(begin)

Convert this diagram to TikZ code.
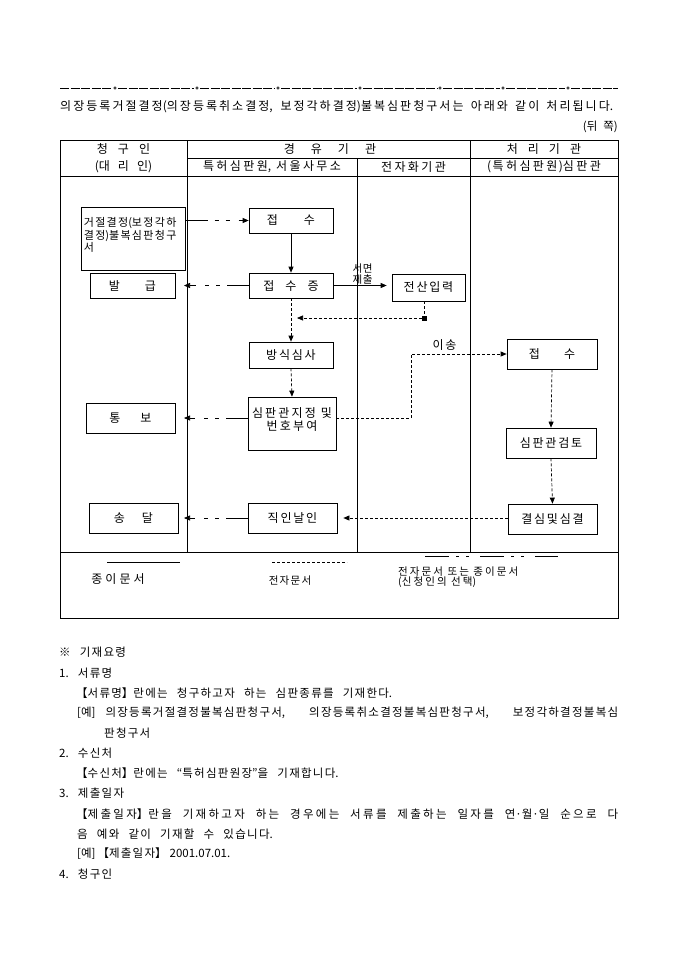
\documentclass[tikz,border=0pt]{standalone}
\usepackage{fontspec}
\setmainfont{Noto Sans CJK KR}
\usetikzlibrary{arrows.meta}
% letter spacing between Hangul syllables
\def\hgk{0.11em}
\XeTeXinterchartokenstate=1
\newXeTeXintercharclass\hgcls
\newcount\hgcnt
\hgcnt="AC00
\loop
  \XeTeXcharclass\hgcnt=\hgcls
  \ifnum\hgcnt<"D7A3 \advance\hgcnt by 1
\repeat
\XeTeXinterchartoks\hgcls\hgcls={\kern\hgk\relax}
% font size, leading, letter spacing, word space
\newcommand{\setf}[4]{\fontsize{#1}{#2}\selectfont\def\hgk{#3}%
  \spaceskip=#4 plus 0.5em minus 0.1em\relax
  \xspaceskip=#4 plus 0.5em minus 0.1em\relax}
\newcommand{\gp}[1]{\hspace{#1pt}}
\newcommand{\bxf}{\setf{12pt}{12pt}{0.15em}{0.42em}}
\newcommand{\hdf}{\setf{12pt}{12pt}{0.2em}{0.42em}}
\newcommand{\txf}{\setf{11.5pt}{13pt}{0.11em}{0.8em}}
\newcommand{\smf}{\setf{10.5pt}{10pt}{0.2em}{0.42em}}
\begin{document}
\begin{tikzpicture}[x=1pt,y=-1pt,
  ln/.style={line width=0.7pt},
  bx/.style={draw, line width=0.7pt, inner sep=1pt, font=\bxf},
  dt/.style={line width=0.7pt, dash pattern=on 3pt off 2pt},
  mx/.style={line width=0.7pt, dash pattern=on 22pt off 7pt on 4pt off 7pt on 4pt off 9pt},
  arr/.style={-{Triangle[length=6pt,width=5pt]}},
  tx/.style={font=\txf, inner sep=0pt, anchor=west},
  hd/.style={font=\hdf, inner sep=0pt}
]
\useasboundingbox (0,0) rectangle (680,962);
\fill[white] (0,0) rectangle (680,962);

% top separator line with small circles
\foreach \a/\b in {60/112,118/194,200/275,281/357,363/437,443/500,506/565,571/618}
  \draw[line width=0.7pt, dash pattern=on 9pt off 1.5pt] (\a,88) -- (\b,88);
\foreach \c in {115,197,278,360,440,503,568}
  \draw[line width=0.5pt] (\c,88) circle (1.2);

\node[tx, font=\setf{12pt}{13pt}{0.17em}{0.42em}, anchor=west] (title) at (60,107)
  {\makebox[553pt][s]{의장등록거절결정(의장등록취소결정, 보정각하결정)불복심판청구서는 아래와 같이 처리됩니다.}};
\node[tx, anchor=east] (back) at (618,127) {(뒤\gp{6}쪽)};

% table frame
\draw[ln] (60,140) rectangle (618,618);
\draw[ln] (187,158) -- (618,158);
\draw[ln] (60,176) -- (618,176);
\draw[ln] (60,552) -- (618,552);
\draw[ln] (187,140) -- (187,552);
\draw[ln] (470,140) -- (470,552);
\draw[ln] (357,158) -- (357,552);

% headers
\node[hd] (h1) at (123.5,149) {청\gp{10}구\gp{10}인};
\node[hd] (h2) at (123.5,167) {(대\gp{8}리\gp{8}인)};
\node[hd] (h3) at (330,149) {경\gp{16}유\gp{16}기\gp{16}관};
\node[hd] (h4) at (544,149) {처\gp{10}리\gp{10}기\gp{10}관};
\node[hd] (h5) at (272,167) {특허심판원, 서울사무소};
\node[hd] (h6) at (413.5,167) {전자화기관};
\node[hd] (h7) at (544,167) {(\gp{1.5}특허심판원\gp{1.5})심판관};

% boxes
\node[bx, font=\setf{11pt}{10.5pt}{0.12em}{0.42em}, minimum width=104, minimum height=63, anchor=north west, align=left,
      text width=99, inner xsep=2.5pt] (geojeol) at (81,207)
      {거절결정(보정각하\\결정)불복심판청구\\서\\[-2pt]~};
\node[bx, minimum width=84, minimum height=25] (jeopsu1) at (291,220.5) {접\gp{26}수};
\node[bx, minimum width=84, minimum height=25] (jeung) at (291,285.5) {접\gp{11}수\gp{11}증};
\node[bx, minimum width=85, minimum height=25] (balgeup) at (132.5,285.5) {발\gp{25}급};
\node[bx, minimum width=73, minimum height=27] (jeonsan) at (428.5,287.5) {전산입력};
\node[bx, minimum width=84, minimum height=26] (bangsik) at (291,355) {방식심사};
\node[bx, font=\setf{12pt}{13pt}{0.18em}{0.42em}, minimum width=88, minimum height=53, align=center] (simpan) at (292,423.5)
      {심판관지정 및\\번호부여\\[-5pt]~};
\node[bx, minimum width=89, minimum height=30] (tongbo) at (130.5,418) {통\gp{20}보};
\node[bx, minimum width=89, minimum height=30] (songdal) at (133.5,518) {송\gp{17}달};
\node[bx, minimum width=89, minimum height=30] (jigin) at (292.5,518) {직인날인};
\node[bx, minimum width=90, minimum height=30] (jeopsu2) at (552,354) {접\gp{24}수};
\node[bx, minimum width=90, minimum height=30] (geomto) at (551,443) {심판관검토};
\node[bx, minimum width=89, minimum height=30] (gyeolsim) at (552.5,519) {결심및심결};

\node[fill=black, minimum size=5pt, inner sep=0pt] (sq) at (424.5,318) {};
\coordinate (sqtip) at (297,318);
\coordinate (colA) at (184,0);
\coordinate (bend) at (411,0);

% connectors
\draw[mx,arr] (geojeol.east |- jeopsu1.west) -- (jeopsu1.west);
\draw[ln,arr] (jeopsu1.south) -- (jeung.north);
\draw[mx,arr] (jeung.west) -- (jeung.west -| colA);
\draw[ln,arr,shorten >=5pt] (jeung.east) -- node[above=1pt, align=center, inner sep=0pt,
   font=\setf{10.5pt}{10.5pt}{0.05em}{0.42em}]
   {서면\\제출} (jeung.east -| jeonsan.west);
\draw[dt] (sq |- jeonsan.south) -- (sq.north);
\draw[dt,arr] (sq.west) -- (sqtip);
\draw[dt,arr] (jeung.south) -- (bangsik.north);
\draw[dt,arr] (bangsik.south) -- (simpan.north);
\draw[mx,arr] (simpan.west |- tongbo) -- (tongbo -| colA);
\draw[dt,arr] (simpan.east |- tongbo) -| (bend |- jeopsu2.west) -- node[above=3pt, font=\bxf, inner sep=0pt, pos=0.35]{이송} (jeopsu2.west);
\draw[dt,arr] (jeopsu2.south) -- (geomto.north);
\draw[dt,arr] (geomto.south) -- (gyeolsim.north);
\draw[dt,arr,shorten >=6pt] (gyeolsim.west |- jigin) -- (jigin.east);
\draw[mx,arr] (jigin.west) -- (jigin -| colA);

% legend
\coordinate (l1a) at (107,562); \coordinate (l1b) at (180,562);
\coordinate (l2a) at (272,562); \coordinate (l2b) at (347,562);
\coordinate (l3a) at (425,556); \coordinate (l3b) at (558,556);
\draw[ln] (l1a) -- (l1b);
\draw[dt] (l2a) -- (l2b);
\draw[line width=0.9pt, dash pattern=on 24pt off 7pt on 3pt off 7pt on 3pt off 11pt] (l3a) -- (l3b);
\node[hd, font=\setf{12pt}{12pt}{0.25em}{0.42em}] (lg1) at (118,579) {종이문서};
\node[hd, font=\setf{10.5pt}{10pt}{0.12em}{0.42em}] (lg2) at (290,581) {전자문서};
\node[hd, font=\smf, align=left, anchor=west] (lg3) at (398,577) {전자문서 또는 종이문서\\(신청인의 선택)};

% instructions
\node[tx] (i0) at (59,652) {※ 기재요령};
\node[tx] (i1) at (59,673) {1. 서류명};
\node[tx] (i2) at (76,693) {【서류명】란에는 청구하고자 하는 심판종류를 기재한다.};
\node[tx] (i3) at (77,713) {\makebox[541pt][s]{[예]\gp{10}의장등록거절결정불복심판청구서, 의장등록취소결정불복심판청구서, 보정각하결정불복심}};
\node[tx] (i4) at (104,733) {판청구서};
\node[tx] (i5) at (59,753) {2. 수신처};
\node[tx] (i6) at (76,773) {【수신처】란에는 “특허심판원장”을 기재합니다.};
\node[tx] (i7) at (59,793) {3. 제출일자};
\node[tx, font=\setf{11.5pt}{13pt}{0.2em}{0.6em}] (i8) at (76,814) {\makebox[542pt][s]{【제출일자】란을 기재하고자 하는 경우에는 서류를 제출하는 일자를 연·월·일 순으로 다}};
\node[tx] (i9) at (77,834) {음 예와 같이 기재할 수 있습니다.};
\node[tx] (i10) at (77,854) {[예]\gp{2}【제출일자】\gp{3}2001.07.01.};
\node[tx] (i11) at (59,874) {4. 청구인};
\end{tikzpicture}
\end{document}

(end)

:: Work instructions ::
Exactly as written, please give again the lines from the beginning of the listing through the line containing "(\c,88) circle (1.2);", inclusive, without any pictures.

:: Complete output ::
Convert this diagram to TikZ code.
\documentclass[tikz,border=0pt]{standalone}
\usepackage{fontspec}
\setmainfont{Noto Sans CJK KR}
\usetikzlibrary{arrows.meta}
% letter spacing between Hangul syllables
\def\hgk{0.11em}
\XeTeXinterchartokenstate=1
\newXeTeXintercharclass\hgcls
\newcount\hgcnt
\hgcnt="AC00
\loop
  \XeTeXcharclass\hgcnt=\hgcls
  \ifnum\hgcnt<"D7A3 \advance\hgcnt by 1
\repeat
\XeTeXinterchartoks\hgcls\hgcls={\kern\hgk\relax}
% font size, leading, letter spacing, word space
\newcommand{\setf}[4]{\fontsize{#1}{#2}\selectfont\def\hgk{#3}%
  \spaceskip=#4 plus 0.5em minus 0.1em\relax
  \xspaceskip=#4 plus 0.5em minus 0.1em\relax}
\newcommand{\gp}[1]{\hspace{#1pt}}
\newcommand{\bxf}{\setf{12pt}{12pt}{0.15em}{0.42em}}
\newcommand{\hdf}{\setf{12pt}{12pt}{0.2em}{0.42em}}
\newcommand{\txf}{\setf{11.5pt}{13pt}{0.11em}{0.8em}}
\newcommand{\smf}{\setf{10.5pt}{10pt}{0.2em}{0.42em}}
\begin{document}
\begin{tikzpicture}[x=1pt,y=-1pt,
  ln/.style={line width=0.7pt},
  bx/.style={draw, line width=0.7pt, inner sep=1pt, font=\bxf},
  dt/.style={line width=0.7pt, dash pattern=on 3pt off 2pt},
  mx/.style={line width=0.7pt, dash pattern=on 22pt off 7pt on 4pt off 7pt on 4pt off 9pt},
  arr/.style={-{Triangle[length=6pt,width=5pt]}},
  tx/.style={font=\txf, inner sep=0pt, anchor=west},
  hd/.style={font=\hdf, inner sep=0pt}
]
\useasboundingbox (0,0) rectangle (680,962);
\fill[white] (0,0) rectangle (680,962);

% top separator line with small circles
\foreach \a/\b in {60/112,118/194,200/275,281/357,363/437,443/500,506/565,571/618}
  \draw[line width=0.7pt, dash pattern=on 9pt off 1.5pt] (\a,88) -- (\b,88);
\foreach \c in {115,197,278,360,440,503,568}
  \draw[line width=0.5pt] (\c,88) circle (1.2);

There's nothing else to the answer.